The 39% Swiss Watch Tariff
In 2022 I publicly called the top of the watch market. That was not speculation. It was a calculated read of fundamentals, liquidity, and sentiment. Prices had outrun reality, and the correction that followed played out exactly as expected.
This time I am not calling a top. I am laying out a scenario, and it is one we have seen before: prices rising overnight on distortion, not demand.
The newly announced 39 percent tariff on Swiss watch imports into the United States is an artificial distortion, not a market-driven shift. It is government policy layered on top of one of the most globalized industries in the world. Whether this holds or gets rolled back will shape outcomes for both dealers and collectors. My view is clear: I do not believe these tariffs will stick. But until they are reversed, they create conditions worth watching very carefully.
The Immediate Impact
By law, the tariff applies to any watch whose country of origin is Switzerland. That means new, pre-owned, or vintage. If it is Swiss-made, it is covered.
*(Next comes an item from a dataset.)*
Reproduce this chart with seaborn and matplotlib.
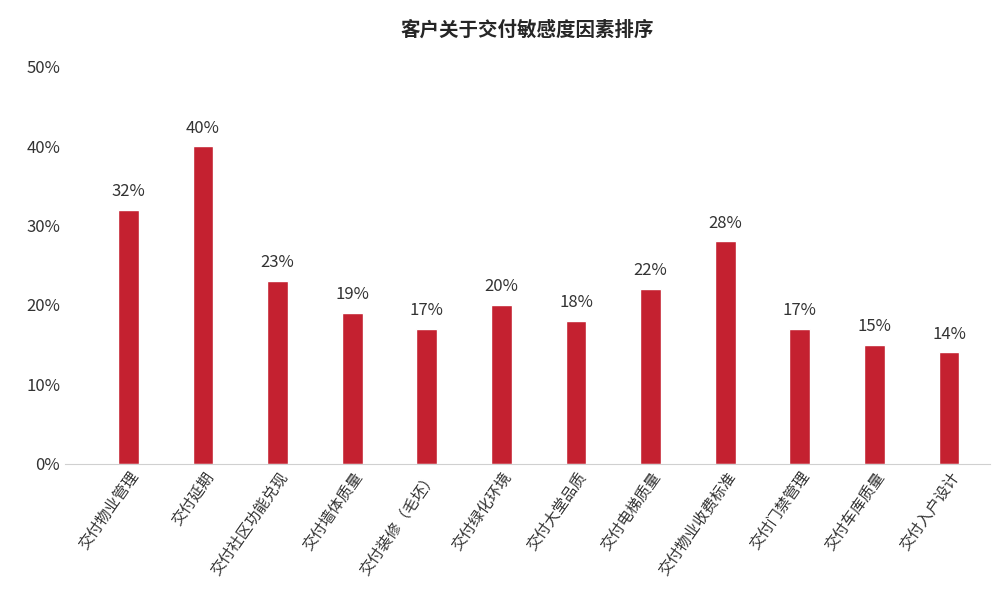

Already we are seeing dealers who rely on imported stock, particularly from markets like Japan, listing watches at prices that reflect the nearly 40 percent spike. The danger here is twofold:
These dealers are likely out real money if prices reverse.
The longer they continue to source at tariff-driven levels, the higher the percentage of their inventory that is exposed to a potential rollback.
This is the early stage of my worst-case scenario: dealers rotating into inflated inventory that only makes sense at the artificial tariff price level.
Supply Already Stateside
There is already significant Swiss watch supply in the United States, particularly modern pieces which trade more like commodities. That inventory will need to be cycled through before the market adjusts to the full 39 percent.
If brands are forced to raise retail prices, expect some holders to take advantage of the artificial spike. Prices will rise, but not to the full tariff level overnight. The backlog comes first.
The Real Catalyst: Brand Price Adjustments
So far the big brands, Rolex, Patek Philippe, Audemars Piguet, have not raised U.S. retail prices to reflect the tariff. That silence is telling.
It is highly likely that brands frontloaded supply into the United States before the tariffs took effect. If Rolex shipped two years of watches ahead of time, they can effectively shield themselves and their retailers from passing along higher costs until this plays out. That buys time.
The real catalyst for sharp moves in the market will come if and when brands officially raise prices. At that point, the consumer sees the tariff in black and white, and the "new normal" gets established. If brands are forced to lift retail pricing 30 to 40 percent overnight, it will meet massive resistance. Many customers will either delay purchases or step back entirely.
Until that moment comes, much of the inventory in the U.S. is still priced off pre-tariff economics.
Why I Do Not Think These Stick
The United States is the largest market for Swiss watches. Switzerland cannot afford to lose it, and the United States knows it. We are already seeing signals of rapid dialogue from Swiss leadership, which underscores just how much pressure exists on both sides to find a resolution.
This administration has a track record of opening with extreme positions, using tariffs as leverage, then negotiating back toward compromise. In past trade disputes, that has meant initial policies created short-lived chaos but were softened before permanent damage set in.
I expect the same outcome here.
My Advice
For Collectors: If you have been eyeing a modern Swiss watch, act while pre-tariff inventory still exists. Otherwise, wait. The price you see today may not hold once this settles.
For Dealers: Do not confuse a tax with a trend. Be deliberate in your buys, preserve liquidity, and avoid chasing tariff-driven prices as if they were organic. If you are leveraged, be twice as cautious. Do not rotate your entire book into tariff-driven pricing as if it is permanent. That is how markets trap people.
Final Word
This is not a moment for bold predictions. It is a moment for discipline. The real risk is not the tariff itself, it is how market participants react to it. If you mistake a temporary distortion for a lasting shift, you will pay the price.
I do not believe these tariffs will last. But if they do, the adjustment will come fast and brutal for those caught leaning the wrong way. Fundamentals always win. The only question is whether you are still standing when they do.